Il n’y a rien de surprenant à cela : l’Inde a toujours fait se côtoyer avec une extraordinaire familiarité la vie et la mort, le positif et le négatif, et il semble bien que les Occidentaux n’aient pas compris cette démarche qui consiste à faire naître la vie de la mort. Kâli représente en effet ce qu’en alchimie on appelle le stade de la « tête de corbeau » : il s’agit de la « pierre au noir », c’est-à-dire de la dissolution, étape importante dans la restructuration de la matière première pour parvenir à l’élaboration de la pierre philosophale. Tout se passe, en Inde, comme si l’être humain avait conscience de cette permanente transformation des êtres et des choses qui, à travers le cycle des réincarnations, conduit le vivant à sa plénitude et non, comme l’enseigne le bouddhisme, à sa néantisation dans un nirvâna d’ailleurs très mal conceptualisé. La religion hindoue, ou plus exactement les multiples religions qui se réclament d’une tradition védique, sont essentiellement une glorification de la vie à travers ses métamorphoses. Dans ces conditions, Kâli la Noire ne peut être que la meilleure façon de représenter aussi bien visuellement que métaphysiquement la création permanente opérée par les forces supérieures qu’on appelle divines. Et cela, quels que soient les abus provoqués par une telle conception.
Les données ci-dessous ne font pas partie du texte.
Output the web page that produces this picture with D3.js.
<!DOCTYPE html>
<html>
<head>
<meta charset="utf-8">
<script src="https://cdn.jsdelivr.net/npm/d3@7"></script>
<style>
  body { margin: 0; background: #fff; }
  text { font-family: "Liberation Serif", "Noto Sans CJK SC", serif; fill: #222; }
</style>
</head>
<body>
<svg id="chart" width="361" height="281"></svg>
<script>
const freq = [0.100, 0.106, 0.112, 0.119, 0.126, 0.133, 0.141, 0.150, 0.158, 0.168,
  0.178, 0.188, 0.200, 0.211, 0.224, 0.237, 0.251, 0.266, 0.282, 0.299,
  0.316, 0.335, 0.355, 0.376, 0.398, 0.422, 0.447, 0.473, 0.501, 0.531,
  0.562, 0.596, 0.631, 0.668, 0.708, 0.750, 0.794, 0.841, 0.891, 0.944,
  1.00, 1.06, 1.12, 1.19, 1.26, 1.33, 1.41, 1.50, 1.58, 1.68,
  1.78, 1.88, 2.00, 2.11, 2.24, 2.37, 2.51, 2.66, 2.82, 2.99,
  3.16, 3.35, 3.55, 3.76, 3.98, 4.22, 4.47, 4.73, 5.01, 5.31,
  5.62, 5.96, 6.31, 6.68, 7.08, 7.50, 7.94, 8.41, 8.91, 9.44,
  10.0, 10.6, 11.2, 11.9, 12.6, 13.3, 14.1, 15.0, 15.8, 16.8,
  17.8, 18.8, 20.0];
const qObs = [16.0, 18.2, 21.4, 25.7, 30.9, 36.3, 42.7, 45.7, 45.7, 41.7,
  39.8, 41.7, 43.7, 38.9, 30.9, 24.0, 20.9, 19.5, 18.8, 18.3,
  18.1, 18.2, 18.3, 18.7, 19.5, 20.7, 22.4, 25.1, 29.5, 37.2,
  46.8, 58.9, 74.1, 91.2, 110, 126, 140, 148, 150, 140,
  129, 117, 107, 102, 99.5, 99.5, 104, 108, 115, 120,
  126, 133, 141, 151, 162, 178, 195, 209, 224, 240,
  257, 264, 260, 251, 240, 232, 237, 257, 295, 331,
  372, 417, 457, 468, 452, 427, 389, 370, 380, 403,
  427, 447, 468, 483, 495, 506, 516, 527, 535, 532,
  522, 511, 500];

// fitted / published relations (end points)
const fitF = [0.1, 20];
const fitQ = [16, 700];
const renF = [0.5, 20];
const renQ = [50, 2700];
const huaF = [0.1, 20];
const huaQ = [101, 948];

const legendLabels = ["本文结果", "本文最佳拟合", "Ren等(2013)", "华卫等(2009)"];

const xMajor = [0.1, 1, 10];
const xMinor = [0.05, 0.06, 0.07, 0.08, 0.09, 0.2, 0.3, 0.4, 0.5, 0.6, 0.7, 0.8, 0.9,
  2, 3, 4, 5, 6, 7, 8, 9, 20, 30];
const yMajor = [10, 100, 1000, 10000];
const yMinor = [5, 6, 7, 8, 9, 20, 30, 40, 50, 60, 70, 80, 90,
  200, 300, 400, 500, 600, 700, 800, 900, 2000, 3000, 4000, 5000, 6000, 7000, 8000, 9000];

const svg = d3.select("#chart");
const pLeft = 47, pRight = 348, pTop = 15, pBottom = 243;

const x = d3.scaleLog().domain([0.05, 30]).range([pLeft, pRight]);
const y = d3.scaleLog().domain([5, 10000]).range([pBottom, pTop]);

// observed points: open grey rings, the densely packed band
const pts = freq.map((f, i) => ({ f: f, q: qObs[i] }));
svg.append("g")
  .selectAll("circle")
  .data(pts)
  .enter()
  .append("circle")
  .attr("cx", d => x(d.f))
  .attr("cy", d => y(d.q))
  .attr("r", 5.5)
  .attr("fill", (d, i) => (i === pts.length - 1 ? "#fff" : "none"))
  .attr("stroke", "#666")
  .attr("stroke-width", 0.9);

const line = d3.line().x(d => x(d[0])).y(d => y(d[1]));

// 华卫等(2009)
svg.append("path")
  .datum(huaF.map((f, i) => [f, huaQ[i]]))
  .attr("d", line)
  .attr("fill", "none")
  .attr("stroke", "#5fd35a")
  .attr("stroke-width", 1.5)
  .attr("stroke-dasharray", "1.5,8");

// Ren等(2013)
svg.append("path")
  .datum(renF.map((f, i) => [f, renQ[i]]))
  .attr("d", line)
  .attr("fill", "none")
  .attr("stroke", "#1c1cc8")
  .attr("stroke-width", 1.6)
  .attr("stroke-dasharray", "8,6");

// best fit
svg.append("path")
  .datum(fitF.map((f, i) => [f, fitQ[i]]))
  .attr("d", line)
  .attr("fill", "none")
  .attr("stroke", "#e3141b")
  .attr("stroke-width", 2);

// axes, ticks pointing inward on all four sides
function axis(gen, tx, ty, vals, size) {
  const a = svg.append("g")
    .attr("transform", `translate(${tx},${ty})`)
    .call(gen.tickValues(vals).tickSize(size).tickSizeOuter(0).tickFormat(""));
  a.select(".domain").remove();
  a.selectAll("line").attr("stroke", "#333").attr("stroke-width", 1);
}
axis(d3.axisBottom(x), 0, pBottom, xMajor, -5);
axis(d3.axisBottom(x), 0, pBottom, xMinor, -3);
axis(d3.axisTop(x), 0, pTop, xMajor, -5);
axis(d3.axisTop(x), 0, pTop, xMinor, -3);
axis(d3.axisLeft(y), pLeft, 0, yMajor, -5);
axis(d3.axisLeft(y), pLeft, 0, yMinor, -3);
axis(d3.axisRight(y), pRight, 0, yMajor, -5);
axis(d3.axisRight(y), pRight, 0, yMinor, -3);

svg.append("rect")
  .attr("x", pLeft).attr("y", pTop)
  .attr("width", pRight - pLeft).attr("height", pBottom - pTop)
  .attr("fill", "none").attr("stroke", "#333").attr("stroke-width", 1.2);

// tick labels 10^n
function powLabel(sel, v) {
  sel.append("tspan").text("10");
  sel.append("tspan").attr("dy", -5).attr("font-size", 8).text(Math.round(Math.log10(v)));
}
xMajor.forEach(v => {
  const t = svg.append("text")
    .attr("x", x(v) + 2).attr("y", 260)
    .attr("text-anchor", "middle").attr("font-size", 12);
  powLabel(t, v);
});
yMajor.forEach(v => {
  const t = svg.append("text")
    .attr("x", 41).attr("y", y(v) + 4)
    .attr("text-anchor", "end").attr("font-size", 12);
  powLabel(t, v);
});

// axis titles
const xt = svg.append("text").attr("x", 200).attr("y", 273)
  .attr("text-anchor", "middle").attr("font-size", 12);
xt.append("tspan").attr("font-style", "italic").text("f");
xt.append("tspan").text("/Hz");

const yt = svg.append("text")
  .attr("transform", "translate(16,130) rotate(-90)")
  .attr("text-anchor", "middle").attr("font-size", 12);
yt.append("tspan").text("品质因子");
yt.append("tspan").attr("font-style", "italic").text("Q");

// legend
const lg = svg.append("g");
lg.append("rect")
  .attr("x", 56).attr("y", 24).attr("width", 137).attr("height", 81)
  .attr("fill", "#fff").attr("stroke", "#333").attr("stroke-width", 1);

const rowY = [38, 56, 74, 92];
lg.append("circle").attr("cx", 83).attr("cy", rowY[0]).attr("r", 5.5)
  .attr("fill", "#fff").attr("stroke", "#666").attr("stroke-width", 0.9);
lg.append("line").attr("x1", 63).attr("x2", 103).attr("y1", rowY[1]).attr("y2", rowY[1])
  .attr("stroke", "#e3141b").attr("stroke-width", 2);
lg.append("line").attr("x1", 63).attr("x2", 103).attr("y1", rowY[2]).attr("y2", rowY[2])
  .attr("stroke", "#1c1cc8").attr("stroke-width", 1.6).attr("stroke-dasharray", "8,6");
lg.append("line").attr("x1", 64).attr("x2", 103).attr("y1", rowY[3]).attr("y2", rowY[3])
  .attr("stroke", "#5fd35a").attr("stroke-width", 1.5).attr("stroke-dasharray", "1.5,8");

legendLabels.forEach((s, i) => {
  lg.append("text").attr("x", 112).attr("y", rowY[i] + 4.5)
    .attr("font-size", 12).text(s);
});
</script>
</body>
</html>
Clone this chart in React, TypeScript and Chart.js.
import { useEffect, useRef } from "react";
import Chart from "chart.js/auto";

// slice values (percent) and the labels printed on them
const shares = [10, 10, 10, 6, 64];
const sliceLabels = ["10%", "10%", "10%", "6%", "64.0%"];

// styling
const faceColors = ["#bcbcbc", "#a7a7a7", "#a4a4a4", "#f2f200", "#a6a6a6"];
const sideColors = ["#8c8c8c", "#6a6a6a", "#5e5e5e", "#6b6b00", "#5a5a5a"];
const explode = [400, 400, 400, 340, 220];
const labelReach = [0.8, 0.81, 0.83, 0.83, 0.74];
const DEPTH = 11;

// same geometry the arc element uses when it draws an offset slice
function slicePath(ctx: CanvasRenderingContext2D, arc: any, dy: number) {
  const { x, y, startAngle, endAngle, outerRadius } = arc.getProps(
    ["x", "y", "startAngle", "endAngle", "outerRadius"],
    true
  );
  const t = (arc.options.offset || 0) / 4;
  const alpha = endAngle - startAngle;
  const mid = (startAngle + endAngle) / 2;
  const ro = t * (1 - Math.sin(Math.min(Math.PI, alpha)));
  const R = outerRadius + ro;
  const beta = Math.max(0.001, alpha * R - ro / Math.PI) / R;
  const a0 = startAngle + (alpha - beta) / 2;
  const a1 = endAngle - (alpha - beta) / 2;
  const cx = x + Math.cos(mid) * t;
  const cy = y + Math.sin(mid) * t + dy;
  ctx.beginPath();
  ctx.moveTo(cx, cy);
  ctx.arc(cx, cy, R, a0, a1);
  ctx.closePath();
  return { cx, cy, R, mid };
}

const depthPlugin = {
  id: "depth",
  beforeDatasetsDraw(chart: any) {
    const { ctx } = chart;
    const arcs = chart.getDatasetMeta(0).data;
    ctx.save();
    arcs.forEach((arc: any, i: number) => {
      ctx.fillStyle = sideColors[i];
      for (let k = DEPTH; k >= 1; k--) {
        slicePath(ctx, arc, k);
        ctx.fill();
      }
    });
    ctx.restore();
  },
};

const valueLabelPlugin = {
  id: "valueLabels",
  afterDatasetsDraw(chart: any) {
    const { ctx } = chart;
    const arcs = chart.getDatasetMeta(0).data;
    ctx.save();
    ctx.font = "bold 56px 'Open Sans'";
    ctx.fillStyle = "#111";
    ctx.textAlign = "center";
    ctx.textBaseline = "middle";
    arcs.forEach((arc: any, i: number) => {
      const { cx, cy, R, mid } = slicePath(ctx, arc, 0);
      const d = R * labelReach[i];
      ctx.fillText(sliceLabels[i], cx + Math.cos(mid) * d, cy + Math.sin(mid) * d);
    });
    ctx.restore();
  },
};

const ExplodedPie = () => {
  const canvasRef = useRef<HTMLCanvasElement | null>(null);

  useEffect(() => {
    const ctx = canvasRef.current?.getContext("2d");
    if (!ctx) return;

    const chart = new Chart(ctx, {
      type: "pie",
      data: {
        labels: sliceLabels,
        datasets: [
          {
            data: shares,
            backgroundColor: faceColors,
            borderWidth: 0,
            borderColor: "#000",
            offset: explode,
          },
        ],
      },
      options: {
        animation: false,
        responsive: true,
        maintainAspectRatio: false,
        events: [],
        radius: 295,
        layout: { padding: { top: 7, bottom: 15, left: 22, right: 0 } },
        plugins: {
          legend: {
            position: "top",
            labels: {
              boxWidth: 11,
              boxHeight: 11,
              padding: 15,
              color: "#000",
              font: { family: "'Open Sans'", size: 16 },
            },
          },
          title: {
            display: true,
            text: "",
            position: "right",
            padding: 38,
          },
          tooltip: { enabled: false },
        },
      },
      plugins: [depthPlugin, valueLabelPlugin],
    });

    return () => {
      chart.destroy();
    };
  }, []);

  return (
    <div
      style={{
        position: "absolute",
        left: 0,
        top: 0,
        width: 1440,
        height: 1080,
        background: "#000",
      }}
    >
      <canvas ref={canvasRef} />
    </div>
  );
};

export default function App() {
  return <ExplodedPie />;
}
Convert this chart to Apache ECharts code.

Kâli la Noire n’est pas une meurtrière assoiffée de sang, mais l’image de la nature naturante qui sans cesse remodèle les êtres vivants pour les conduire à leur perfection. Kâli est certainement ce que l’on pourrait appeler « Notre-Dame de la Nuit » : mais, de même que chez les Celtes, la vie surgit de la nuit, comme l’Être surgit du non-Être. Cette notion appartient au fonds indo-européen primitif, et plus que jamais Kali la Noire est une des images de la Déesse des Commencements, celle qui est avant et qui est aussi après, éternelle créatrice des êtres et des choses.